Mother Earth even proved helpful to Zeus in his fight versus Atlas and the Titans, shortly after taking power. However, she and Zeus parted company once her twenty-four sons, the Giants, attacked Olympus. (Many claim that this battle represented the last attempt to reassert female leadership over the heavens, symbolizing the war fought between those who preferred matriarchal (women-ruled) philosophies over those who wanted patriarchal ones.)
Even though Gaea was one of the most prominent figures in the earliest myths, Mother Earth suffered a greatly diminished status with the eventual transfer of power to patriarchal (men-ruled) societies. She drifts between being an individual character and a personified conceptual entity representing the original life force of the earth.
Gaea appeared in minor roles in a handful of later myths, but eventually the shift to Zeus' rule saw him being assigned most of her responsibilities and accomplishments. Mother Earth came to be perceived as more of a concept or metaphysical notion than an active goddess. She was never part of the Olympians' council of twelve, up on Mount Olympus, because she was considered too old and set in her ways to suit the new breed of gods..

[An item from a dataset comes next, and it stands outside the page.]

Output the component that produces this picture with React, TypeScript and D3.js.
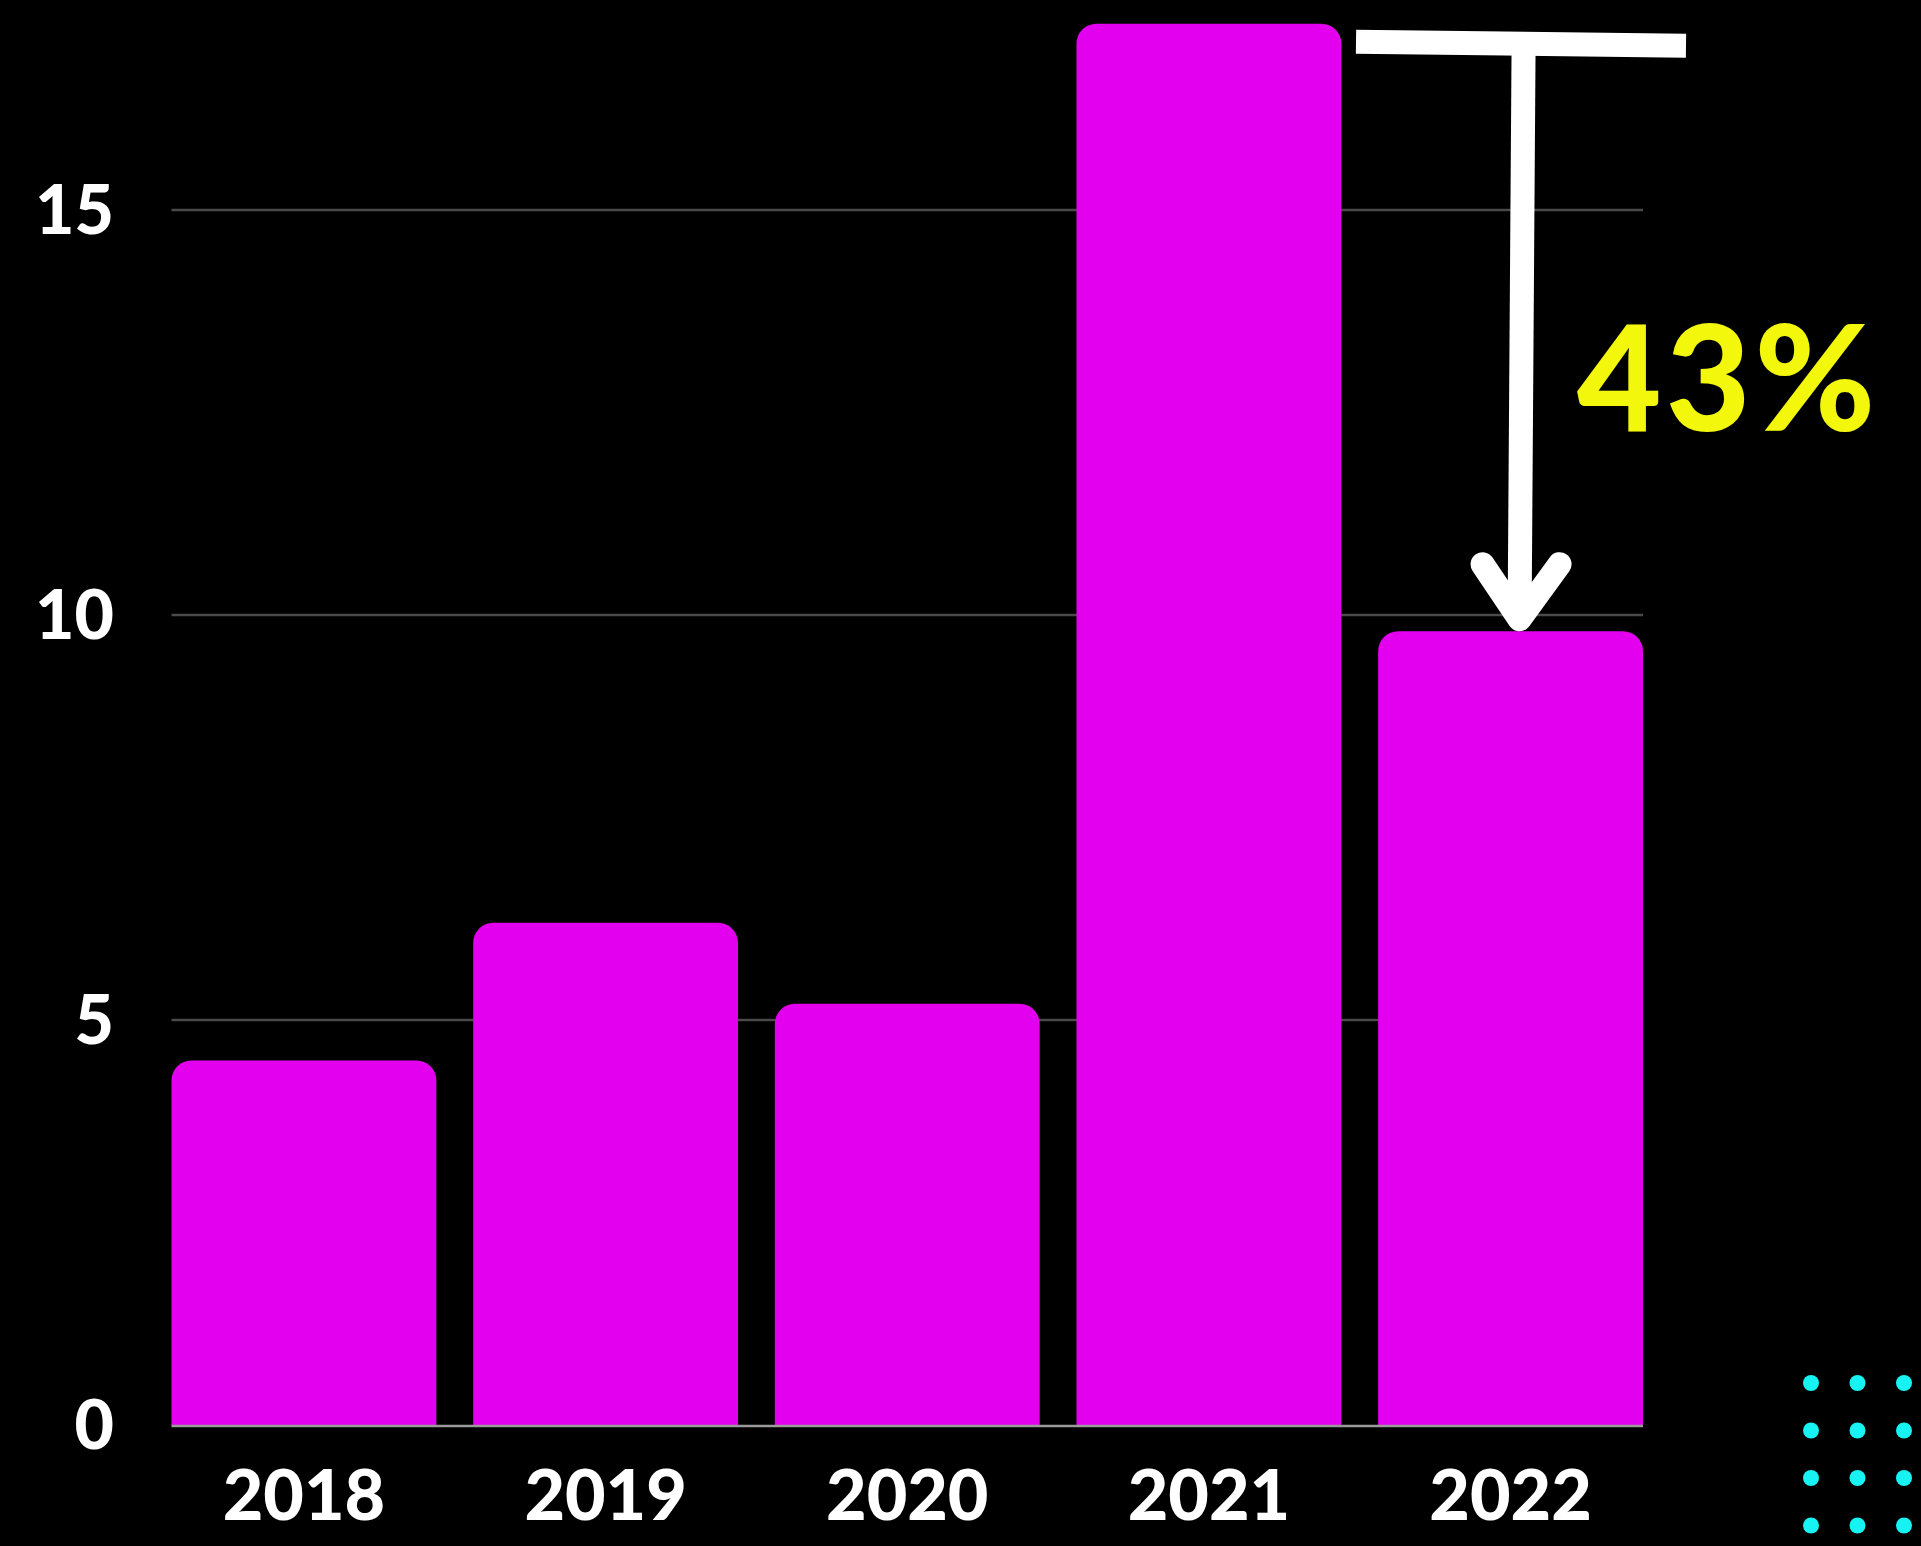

The story of the separation between Earth and Sky is an ancient one, found in a variety of forms in West Asian mythology. Gaea seems to have started as a Neolithic earth-mother worshipped before the Indo-European invasion that eventually led to the Hellenistic civilization. She is the oldest of the goddesses and the personification of the "All-mother", or "Goddess of All Things", she who gives and takes life.
Gaea's children with Uranus are the Titans, the Cyclopes, and the hundred-handed giants called the Hecatonchires. With Tartarus she is the mother of the monster Typhon and the Giants. Her Roman counterpart is Tellus, the fertile soil.
While much Greek literature uses the name Gaea, Ge, Gaia or Gea, most modern readers will recognize her as Mother Earth.